How the Chemistry Works

The core reaction is deceptively simple: one molecule of nitrogen gas (N₂) combines with three molecules of hydrogen gas (H₂) to produce two molecules of ammonia (NH₃). In practice, making this happen requires brute force. The reaction runs at roughly 450 °C and 200 atmospheres of pressure inside massive steel reactors, with an iron-based catalyst accelerating the conversion.

Even under these extreme conditions, only about 15% of the gas converts to ammonia in a single pass. Engineers solve this by recycling unreacted gas through the reactor in a continuous loop. The hydrogen feedstock typically comes from steam methane reforming — splitting natural gas with high-temperature steam — which is why the process consumes roughly 1–2% of the world's total energy supply.

The resulting ammonia is either applied directly to fields or converted into products like urea, ammonium nitrate, and other nitrogen fertilizers that farmers spread across billions of hectares every year.

Why It Matters for Food Security

The numbers are staggering. According to Our World in Data, roughly half of global food production depends on synthetic nitrogen fertilizers. A landmark study published in Nature Geoscience estimated that without the Haber-Bosch process, Earth could sustain only about 3–4 billion people — less than half the current population. Nearly 50% of the nitrogen atoms in human body tissue originated from an industrial reactor, not from nature.

Global nitrogen fertilizer consumption reached approximately 110 million metric tons in 2022–2023, a 300% increase since 1961. East and South Asia are the largest consumers, with China alone using over 23 million metric tons annually. The process underpins corn, wheat, and rice yields that would be impossible with organic nitrogen sources alone.

The Environmental Price Tag

The Haber-Bosch process carries a heavy carbon burden. Producing one tonne of ammonia releases roughly 1.6 tonnes of CO₂, and the industry accounts for about 1.2% of global greenhouse gas emissions — more than the entire aviation sector, according to the Rocky Mountain Institute. Over 70% of the hydrogen used comes from natural gas, making ammonia production deeply reliant on fossil fuels.

The environmental costs do not stop at the factory gate. When nitrogen fertilizers are applied to soil, microbes convert a portion into nitrous oxide (N₂O), a greenhouse gas roughly 300 times more potent than CO₂ over a century. Excess nitrogen also washes into rivers and oceans, fuelling algal blooms and aquatic dead zones.

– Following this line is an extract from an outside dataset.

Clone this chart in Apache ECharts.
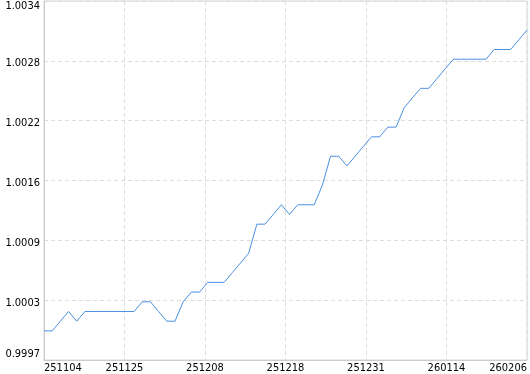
<!DOCTYPE html>
<html>
<head>
<meta charset="utf-8">
<script src="https://cdn.jsdelivr.net/npm/echarts@6/dist/echarts.min.js"></script>
<style>
html,body{margin:0;padding:0;background:#fff;}
#chart{width:530px;height:374px;}
</style>
</head>
<body>
<div id="chart"></div>
<script>
// x-axis tick labels (dates, yymmdd)
var xTickLabels = ['251104','251125','251208','251218','251231','260114','260206'];
// y-axis tick labels
var yTickLabels = ['0.9997','1.0003','1.0009','1.0016','1.0022','1.0028','1.0034'];
var yMin = 0.9997;
var yMax = 1.0034;
// series values (net value, one per point)
var navValues = [
  1.0000, 1.0000, 1.0001, 1.0002, 1.0001, 1.0002, 1.0002, 1.0002, 1.0002, 1.0002,
  1.0002, 1.0002, 1.0003, 1.0003, 1.0002, 1.0001, 1.0001, 1.0003, 1.0004, 1.0004,
  1.0005, 1.0005, 1.0005, 1.0006, 1.0007, 1.0008, 1.0011, 1.0011, 1.0012, 1.0013,
  1.0012, 1.0013, 1.0013, 1.0013, 1.0015, 1.0018, 1.0018, 1.0017, 1.0018, 1.0019,
  1.0020, 1.0020, 1.0021, 1.0021, 1.0023, 1.0024, 1.0025, 1.0025, 1.0026, 1.0027,
  1.0028, 1.0028, 1.0028, 1.0028, 1.0028, 1.0029, 1.0029, 1.0029, 1.0030, 1.0031
];

var nSplit = xTickLabels.length - 1;
var xMax = navValues.length - 1;
var xInterval = xMax / nSplit;
var yRange = yMax - yMin;
var yInterval = yRange / (yTickLabels.length - 1);

var seriesData = navValues.map(function (v, i) { return [i, v - yMin]; });

var chart = echarts.init(document.getElementById('chart'), null, {renderer: 'canvas'});
var font = '"DejaVu Sans Condensed", "DejaVu Sans", sans-serif';
chart.setOption({
  animation: false,
  backgroundColor: '#ffffff',
  grid: {
    left: 44, right: 2, top: 1, bottom: 13,
    show: true, borderColor: '#d4d4d4', borderWidth: 1, backgroundColor: 'transparent'
  },
  xAxis: {
    type: 'value',
    min: 0,
    max: xMax,
    interval: xInterval,
    axisLine: {show: true, lineStyle: {color: '#cccccc', width: 1}},
    axisTick: {show: false},
    splitLine: {show: true, lineStyle: {color: '#dddddd', type: [4, 3], width: 1}},
    axisLabel: {
      margin: 3,
      color: '#000',
      fontSize: 11,
      fontFamily: font,
      alignMinLabel: 'left',
      alignMaxLabel: 'right',
      formatter: function (v) {
        var k = Math.round(v / xInterval);
        return xTickLabels[k] !== undefined ? xTickLabels[k] : '';
      }
    }
  },
  yAxis: {
    type: 'value',
    min: 0,
    max: yRange,
    interval: yInterval,
    axisLine: {show: true, lineStyle: {color: '#cccccc', width: 1}},
    axisTick: {show: false},
    splitLine: {show: true, lineStyle: {color: '#dddddd', type: [4, 3], width: 1}},
    axisLabel: {
      margin: 4,
      color: '#000',
      fontSize: 11,
      fontFamily: font,
      verticalAlignMinLabel: 'bottom',
      verticalAlignMaxLabel: 'top',
      formatter: function (v) {
        var k = Math.round(v / yInterval);
        var t = yTickLabels[k] !== undefined ? yTickLabels[k] : '';
        if (k > 0 && k < yTickLabels.length - 1) return '{m|' + t + '}';
        return t;
      },
      rich: {
        m: {padding: [5, 0, 0, 0], fontSize: 11, fontFamily: font, color: '#000'}
      }
    }
  },
  series: [{
    type: 'line',
    data: seriesData,
    symbol: 'none',
    lineStyle: {color: '#4a90e2', width: 1},
    itemStyle: {color: '#4a90e2'}
  }]
});
</script>
</body>
</html>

The Search for Greener Alternatives

Researchers and companies are pursuing several paths to decarbonise ammonia production:

• Green ammonia replaces fossil-derived hydrogen with hydrogen from water electrolysis powered by renewable electricity, eliminating direct CO₂ emissions entirely.
• Blue ammonia pairs conventional natural-gas reforming with carbon capture and storage (CCS), reducing but not eliminating emissions.
• Electrochemical synthesis uses electric current to combine nitrogen and hydrogen at low temperatures and pressures in a single step, potentially bypassing the Haber-Bosch reactor altogether.
• Plasma catalysis uses ionised gas to activate nitrogen molecules at near-ambient conditions, a technology still largely in the laboratory stage.

None of these alternatives yet operates at the scale or cost of the conventional process. For the foreseeable future, the century-old Haber-Bosch reaction remains the backbone of global food production — an invention that saves billions of lives while placing an enormous strain on the planet's climate and ecosystems.